L’intervento della Bce però da solo non basta per superare la crisi. Ammesso che l’Italia riesca con grande fatica a sconfiggere l’emergenza sanitaria, è altrettanto chiaro che da sola non potrà battere l’emergenza economica. Il Paese era già mal ridotto prima del coronavirus e sarà in condizioni molto peggiori quando si dovrà ripartire dopo le attuali misure restrittive. Ma anche molti altri Paesi europei, come la Spagna, il Portogallo, la Grecia, la stessa Francia, pagheranno duramente la recessione in atto.

Quello che serve davvero – e che ancora manca – è una presa d’atto condivisa da parte dei governi dell’Unione che dalla crisi si esce soltanto se si fa fronte comune, introducendo nuovi strumenti, come l’emissione di titoli garantiti dalle istituzioni europee. La sospensione del patto di stabilità fa comodo a tutti e per questo la von der Leyen ha potuto annunciarla. Ma che succederà quando l’emergenza sarà passata? La Germania e gli Stati del Nord rientreranno nei parametri (ammesso che li sfondino). L’Italia e i Paesi mediterranei no, se non a prezzo di una profonda depressione. Una situazione insostenibile. E si tornerà così a parlare dell’uscita dell’Italia dall’euro e dall’Unione, fomentata da una parte, dai falchi olandesi e tedeschi e dall’altra, dai populisti nostrani.

Purtroppo il Consiglio europeo del 26 marzo, che doveva decidere l’attivazione di strumenti concreti per far fronte all’emergenza si è concluso con un nulla di fatto a causa del rifiuto dei Paesi del Nord Europa, guidati dalla Germania, di adottare strumenti finanziari comuni, come poteva essere l’emissione di coronabond garantiti dalla Bei. Un appello in tal senso era stato rivolto al Presidente del Consiglio europeo Michel dai premier di Italia, Francia, Spagna e altri sei Paesi. L’appuntamento è rimandato di quattordici giorni, il tempo che si sono dati i capi di governo per mettere in piedi un pacchetto di misure anti-crisi.
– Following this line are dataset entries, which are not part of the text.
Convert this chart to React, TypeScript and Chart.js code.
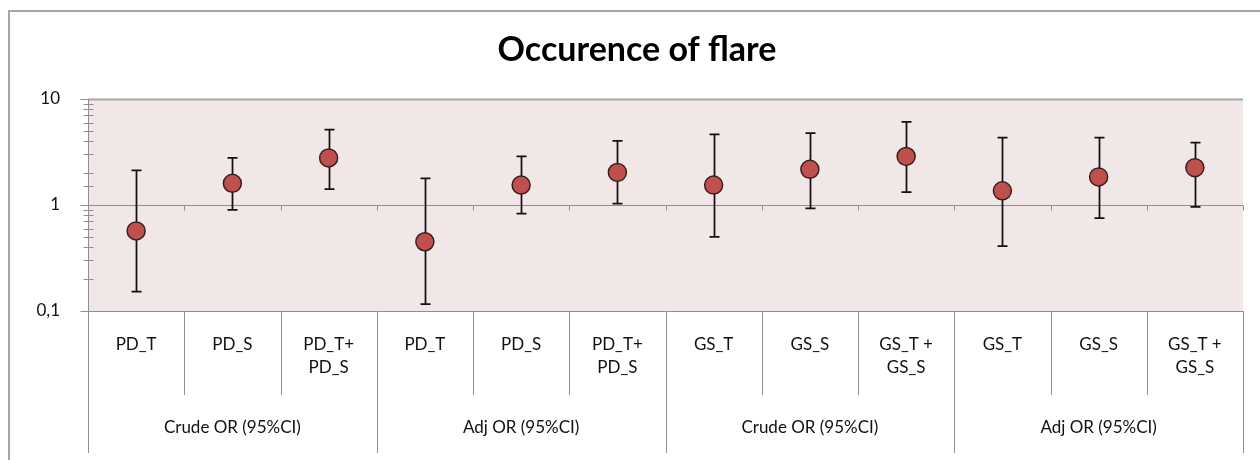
import React, { useEffect, useRef } from 'react';
import { Chart, registerables } from 'chart.js';

Chart.register(...registerables);

// ---- data ----
const categories: string[][] = [
  ['PD_T'], ['PD_S'], ['PD_T+', 'PD_S'],
  ['PD_T'], ['PD_S'], ['PD_T+', 'PD_S'],
  ['GS_T'], ['GS_S'], ['GS_T +', 'GS_S'],
  ['GS_T'], ['GS_S'], ['GS_T +', 'GS_S'],
];
const groups = ['Crude OR (95%CI)', 'Adj OR (95%CI)', 'Crude OR (95%CI)', 'Adj OR (95%CI)'];
const groupSize = 3;
const oddsRatios = [0.57, 1.6, 2.78, 0.45, 1.54, 2.03, 1.54, 2.17, 2.87, 1.36, 1.84, 2.25];
const ciLower = [0.152, 0.9, 1.41, 0.116, 0.83, 1.03, 0.5, 0.93, 1.32, 0.41, 0.75, 0.96];
const ciUpper = [2.12, 2.78, 5.13, 1.78, 2.87, 4.03, 4.63, 4.76, 6.07, 4.31, 4.31, 3.87];
const yMajorTicks = [0.1, 1, 10];
const yTickLabels = ['0,1', '1', '10'];
const titleText = 'Occurence of flare';

const FONT = 'Lato, "Open Sans", sans-serif';
const GRAY = '#8f8f8f';

const crisp = (v: number) => Math.round(v) + 0.5;

const customPlugin = {
  id: 'customDraw',
  beforeDraw(chart: any) {
    const { ctx, chartArea: a } = chart;
    ctx.save();
    // outer frame
    ctx.strokeStyle = '#a6a6a6';
    ctx.lineWidth = 2;
    ctx.beginPath();
    ctx.moveTo(9, 460);
    ctx.lineTo(9, 11);
    ctx.lineTo(1260, 11);
    ctx.stroke();
    // title
    ctx.fillStyle = '#000';
    ctx.font = `bold 34px ${FONT}`;
    ctx.textAlign = 'center';
    ctx.textBaseline = 'middle';
    ctx.fillText(titleText, 637, 50);
    // plot background
    ctx.fillStyle = '#f2e7e7';
    ctx.fillRect(a.left, a.top, a.right - a.left, a.bottom - a.top);
    ctx.restore();
  },
  beforeDatasetsDraw(chart: any) {
    const { ctx, chartArea: a, scales } = chart;
    const x = scales.x;
    const y = scales.y;
    ctx.save();
    ctx.strokeStyle = GRAY;
    ctx.lineWidth = 1;

    const n = categories.length;
    const step = x.getPixelForValue(1) - x.getPixelForValue(0);
    const bounds: number[] = [];
    for (let i = 0; i <= n; i++) bounds.push(x.getPixelForValue(0) - step / 2 + i * step);

    // horizontal major gridlines
    yMajorTicks.forEach((v, i) => {
      const py = crisp(y.getPixelForValue(v));
      ctx.beginPath();
      ctx.lineWidth = i === yMajorTicks.length - 1 ? 2 : 1;
      ctx.strokeStyle = i === yMajorTicks.length - 1 ? '#a6a6a6' : GRAY;
      ctx.moveTo(a.left, py);
      ctx.lineTo(a.right, py);
      ctx.stroke();
    });
    ctx.lineWidth = 1;
    ctx.strokeStyle = GRAY;

    // y axis line
    const ax = crisp(a.left);
    ctx.beginPath();
    ctx.moveTo(ax, a.top);
    ctx.lineTo(ax, a.bottom);
    ctx.stroke();

    // y ticks (major + minor)
    y.ticks.forEach((t: any) => {
      const v = t.value;
      const py = crisp(y.getPixelForValue(v));
      const isMajor = yMajorTicks.some((m) => Math.abs(v - m) < m * 1e-6);
      ctx.beginPath();
      if (isMajor) {
        ctx.moveTo(ax - 8, py);
        ctx.lineTo(ax, py);
      } else {
        ctx.moveTo(ax - 5, py);
        ctx.lineTo(ax + 5, py);
      }
      ctx.stroke();
    });

    // x ticks on the 1-line
    const y1 = crisp(y.getPixelForValue(1));
    for (let i = 1; i <= n; i++) {
      const bx = crisp(bounds[i]);
      ctx.beginPath();
      ctx.moveTo(bx, y1);
      ctx.lineTo(bx, y1 + 5);
      ctx.stroke();
    }

    // bottom category separators
    const yb = a.bottom;
    for (let i = 0; i <= n; i++) {
      const bx = crisp(bounds[i]);
      const isGroup = i % groupSize === 0;
      ctx.beginPath();
      ctx.moveTo(bx, yb);
      ctx.lineTo(bx, isGroup ? yb + 142 : yb + 84);
      ctx.stroke();
    }

    // category labels
    ctx.fillStyle = '#111';
    ctx.font = `17px ${FONT}`;
    ctx.textAlign = 'center';
    ctx.textBaseline = 'middle';
    categories.forEach((lines, i) => {
      const cx = x.getPixelForValue(i);
      lines.forEach((l, j) => ctx.fillText(l, cx, yb + 34 + j * 23));
    });
    groups.forEach((g, gi) => {
      const cx = (bounds[gi * groupSize] + bounds[(gi + 1) * groupSize]) / 2;
      ctx.fillText(g, cx, yb + 117);
    });

    // error bars
    ctx.strokeStyle = '#111';
    ctx.lineWidth = 1.75;
    oddsRatios.forEach((_, i) => {
      const cx = Math.round(x.getPixelForValue(i)) + 0.5;
      const lo = y.getPixelForValue(ciLower[i]);
      const hi = y.getPixelForValue(ciUpper[i]);
      ctx.beginPath();
      ctx.moveTo(cx, lo);
      ctx.lineTo(cx, hi);
      ctx.moveTo(cx - 5, hi);
      ctx.lineTo(cx + 5, hi);
      ctx.moveTo(cx - 5, lo);
      ctx.lineTo(cx + 5, lo);
      ctx.stroke();
    });
    ctx.restore();
  },
};

export default function App() {
  const ref = useRef<HTMLCanvasElement | null>(null);
  useEffect(() => {
    if (!ref.current) return;
    const chart = new Chart(ref.current, {
      type: 'line',
      data: {
        labels: categories.map((c) => c.join(' ')),
        datasets: [
          {
            data: oddsRatios,
            showLine: false,
            pointRadius: 9,
            pointHoverRadius: 9,
            pointBackgroundColor: '#c0504d',
            pointBorderColor: '#3a1f1e',
            pointBorderWidth: 1.5,
          },
        ],
      },
      options: {
        animation: false,
        responsive: false,
        maintainAspectRatio: false,
        layout: { padding: { left: 0, right: 17, top: 99, bottom: 149 } },
        plugins: {
          legend: { display: false },
          tooltip: { enabled: false },
          title: { display: false },
        },
        scales: {
          x: {
            type: 'category',
            display: false,
            offset: true,
          },
          y: {
            type: 'logarithmic',
            min: 0.1,
            max: 10,
            afterFit: (s: any) => {
              s.width = 88;
            },
            grid: { display: false },
            border: { display: false },
            ticks: {
              autoSkip: false,
              padding: 20,
              color: '#111',
              font: { family: FONT, size: 17 },
              callback: (v: any) => {
                const idx = yMajorTicks.findIndex((m) => Math.abs(Number(v) - m) < m * 1e-6);
                return idx >= 0 ? yTickLabels[idx] : '';
              },
            },
          },
        },
      },
      plugins: [customPlugin],
    });
    return () => chart.destroy();
  }, []);
  return (
    <div style={{ position: 'fixed', left: 0, top: 0, width: 1260, height: 460, background: '#fff' }}>
      <canvas ref={ref} width={1260} height={460} />
    </div>
  );
}
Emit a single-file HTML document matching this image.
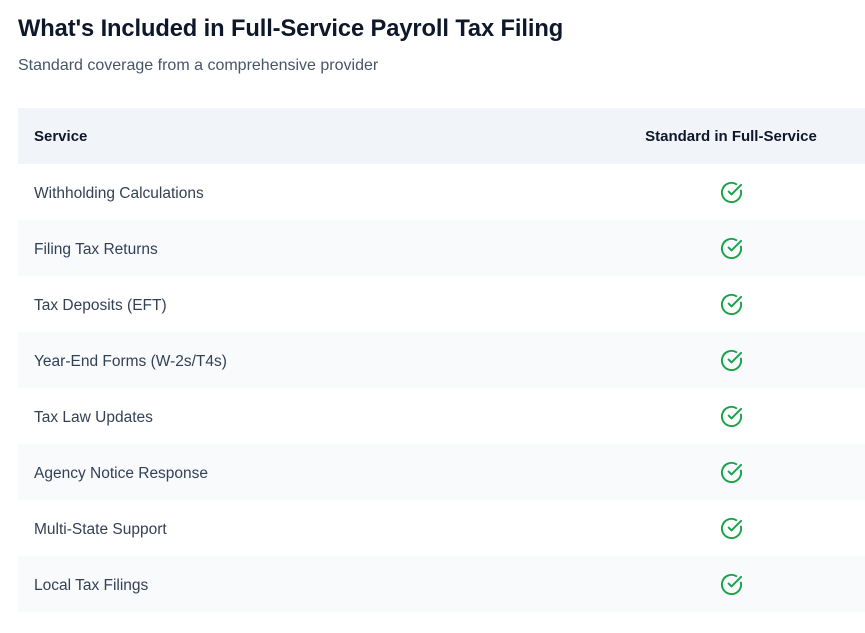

Ma è molto difficile essere ottimisti. La mancanza di una capacità fiscale comune e di un coordinamento effettivo delle politiche fiscali rimangono lo scoglio insormontabile contro cui si infrangono gli sforzi di fortificare l’Unione. La via maestra rimane quella di creare un bilancio comune europeo e su questa base procedere all’emissione di eurobond. Da questa grave crisi o si esce con un passo avanti nella costruzione della casa comune europea o si rimarrà in una palude molto simile alle sabbie mobili. Nelle quali l’intera Europa rischia di sprofondare.